Vivemos numa sociedade onde o conceito de liberdade é dúbio e as suas fronteiras são cada vez menos indeléveis. A proximidade histórica para com momentos de ditadura, onde a liberdade era um luxo, levou-nos ao extremo oposto, onde a liberdade é preterida pela ditadura da libertinagem. Falamos de liberdade como algo basilar e fundamental em si mesmo, mas esquecemo-nos de que a liberdade é a realização da essência do Homem e não o contrário. O Homem não existe porque é livre, mas a liberdade só existe porque somos seres Humanos dotados de razão.

Vivemos numa sociedade onde o proibicionismo é visto como castrador e tudo o que se oponha à vontade de cada um de determinar fazer o que bem entender é um atentado à nossa esfera íntima. Mas um Estado onde tenhamos liberdade total estará ao serviço da pessoa Humana? A resposta é clara: não! A liberdade só faz sentido, se for construída com base na Pessoa Humana. O Estado deve evitar a todo o custo que o Homem atente contra si próprio.

Igualdade

Falar de Igualdade é falar da natureza humana. É tratar a base do personalismo. É necessário distinguir antes de mais aquilo que é a igualdade utópica e a igualdade fundamental. Por um lado, a igualdade choca frontalmente com a natureza humana. Por natureza, cada vida Humana é única e insubstituível. Logo, não existem dois seres humanos iguais. No entanto, se somos diferentes por natureza, esta também nos torna iguais. A igualdade é uma condição intrínseca a toda a espécie humana enquanto colectivo. Esse denominador comum que torna cada Homem, por mais diferente que seja, meu semelhante, cria uma panóplia de direitos numa sociedade democrática. Sendo assim, como proferiu Vítor Hugo: “A primeira igualdade é a justiça.”

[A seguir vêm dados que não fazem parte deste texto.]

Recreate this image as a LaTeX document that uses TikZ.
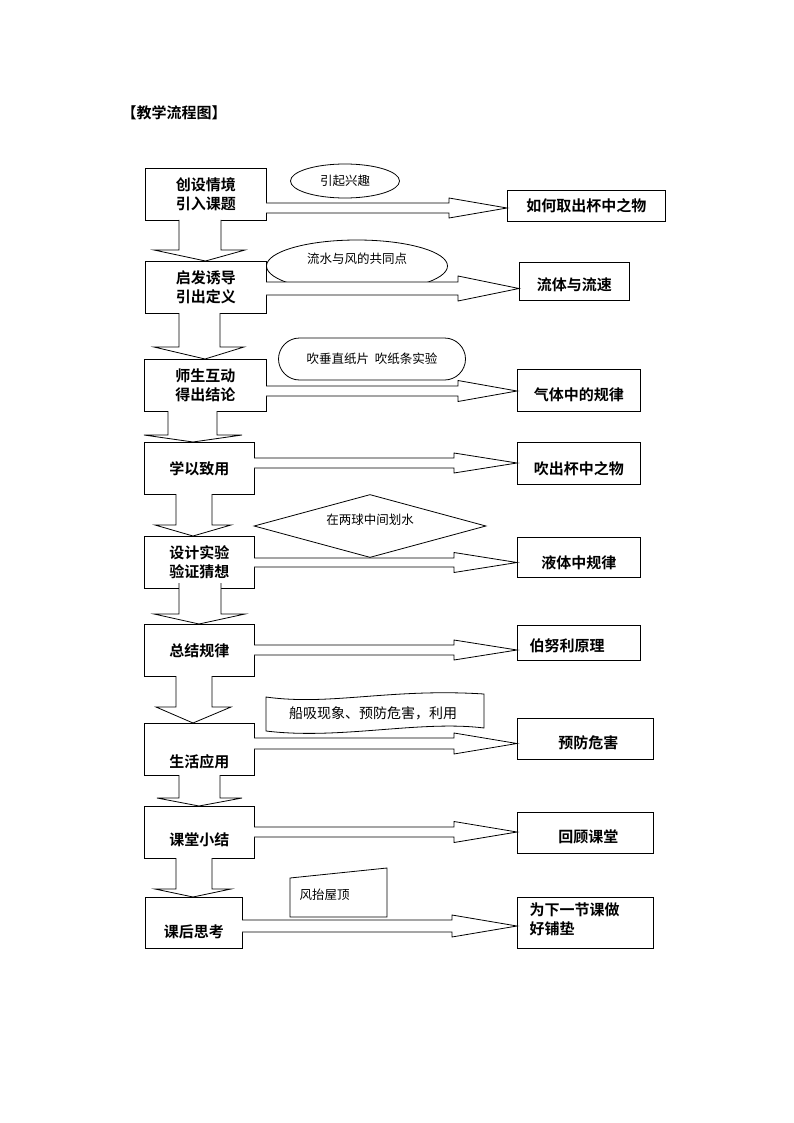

No entanto, corremos muitas vezes o risco de desumanizar a igualdade. Tratar o todo como igual é esquecer as aspirações, as necessidades e as capacidades de cada um. O modelo soviético de uma igualdade imposta é a prova de que tratar o que é diferente de modo igual nunca conduz a outro resultado senão a clausura da natureza humana. E essa é sempre insustentável.

Fraternidade

Tida como um valor prosaico, caído em desuso, típico de sociedade rústicas onde todos se conhecem, a fraternidade nunca foi entendida com a seriedade e exigência que as suas virtudes exigem. Do Latim FRATERNITAS, que quer dizer “irmandade”, que por sua vez vem de FRATER, que significa “irmão”, a fraternidade consiste em tratar o próximo como nosso irmão. Tem isto por significado, valorizar toda e qualquer pessoa humana, na sua dignidade, e mais: não só não atentar contra ela mas também promovê-la e dignificá-la. O desafio que a fraternidade nos lança foi defraudado por parte da sociedade contemporânea. A dimensão do egoísmo latente e vigente nos dias que correm não dá aso a que tenhamos espaço para tratar o próximo na infinita dignidade que a sua natureza lhe atribui. A solidariedade será sempre a materialização da fraternidade. É pena que um valor de tamanha importância tenha caído em tamanho esquecimento no discurso político.

Pensar a sociedade à luz da pessoa humana é desafiante. São inúmeros os desafios que se colocam quando a olhamos através das lentes do Personalismo. Colocar a Pessoa Humana no centro do discurso político é uma prioridade que, caso ignorada, a médio e longo prazo terá como consequência a total desumanização da sociedade e a total desvirtuação da política. Nesta crónica semanal, debruçar-me-ei sobre as diversas áreas da vida comunitária, tendo por fim uma reflexão crítica do papel que atribuímos à pessoa humana.  Boas leituras!